I missed the December DFG sewing event, but I made it to January’s.  I stayed late to talk to Shannon and Dee about the trip because I knew nothing about it at all. I didn’t even know if there was space open for more people to go, to be honest.  Shannon was super busy, so I cornered Dee.

“Uh, Dee?” I didn’t even know where to start.  How do you invite yourself to go on a trip across the world with someone you only met once before? ”So…you and Shannon had mentioned that you’re going to Uganda?”

Dee practically cut me off with her response. “Oh! You’re coming too!”  Her eyes were big and excited. Dee is nothing if not enthusiastic.  All of her body language managed to rejoice in the thought of me coming to Africa with them.

I’m pretty sure I told her at this point that I didn’t know anything whatsoever about the trip except that it was planned for the fall of ’16, and I thought I stomped on her enthusiasm by saying I hadn’t decided for sure yet if I was going to go.  (This might not have been true, but I felt like I hadn’t fully committed yet.)  She got out her planner to tell me the dates, cost, general plan, etc.

Shannon walked up.  Dee turned to her and said, “Julia is coming to Uganda with us!”  She was very happy about this.  Maybe I hadn’t stomped on her enthusiasm as hard as I’d hoped.

Shannon says, totally straight faced, nodding, and as if it was completely obvious from the beginning, “Oh yeah, I knew she was in.”

I was incredulent,  ”Wait now, don’t get to decide this? I just found out when it is and stuff. I have not committed yet!” I  needn’t have said anything.  They ignored me anyway…

I eventually told them that I was in the process of convincing my mom to go too, but that they’d better pray about it a lot, because Mom isn’t the type to be all gung-ho for discomfort.  I described the Christmas miracle and told them that if there was ever an initiative that got all of my mom’s passions and interests engaged at once, this would be it.

That evening at home I called my mom. She put me on speaker phone so Dad could talk too. “So Mom, are you coming to Africa with me?”

Dad shouts out, “Yes!”  He’s as enthusiastic about adventures- even ones he’s not invited on- as Dee is.

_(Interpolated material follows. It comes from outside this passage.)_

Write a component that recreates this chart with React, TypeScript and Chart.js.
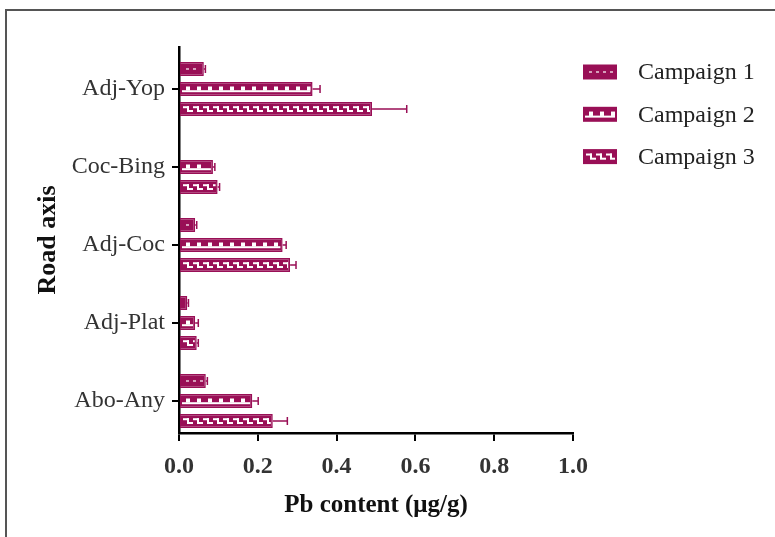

Mom is less enthusiastic.  She’s talking slowly.  ”Well, I hadn’t really thought about it at all through Christmas, but this week I’ve thought about it a lot.”  She proceeded to ask a ton of questions, some that I had answers to, some that I didn’t.  The talk turned from the trip plans to how we’d actually go about teaching people how to sew stuff on treadle machines, which type we’d be using, and so on. She also, sometime in the middle of our conversation, started to say “we” about the sewing instructors.  These were clear signs of her intent but just to make sure, I asked her before hanging up -

“Mom, are you going to go with me?”

“Yeah, I don’t think I can say ‘no’ to this.”

I smiled. I am happy my mom is going to be with me on my adventure. It’s going to be crazy and scary and tiring and stretching, but the company is good. We’ve both become very excited about the prospect, and I really hope there are no trip cancelations in our future.

Now we just wait and prepare. Those two activities have been both stretching and rewarding, and they’re only going to become more difficult.  So far I’ve  submitted a lot of paperwork, “helped” with a garage sale (I use the term “helped” loosely because I had my 4 kids with me), worked at DFG events, attended a Ugandan dinner party, gotten sucked into IF:Gathering and IF:Table – my new loves, made some new friends, read a book to help prepare mentally, attended a few trip meetings with our team, and volunteered to help with some fundraising.  It certainly has not been the mellow year we were expecting.  :)  Oh well.  God is good, and if He wants me in Africa, that’s where I want to be.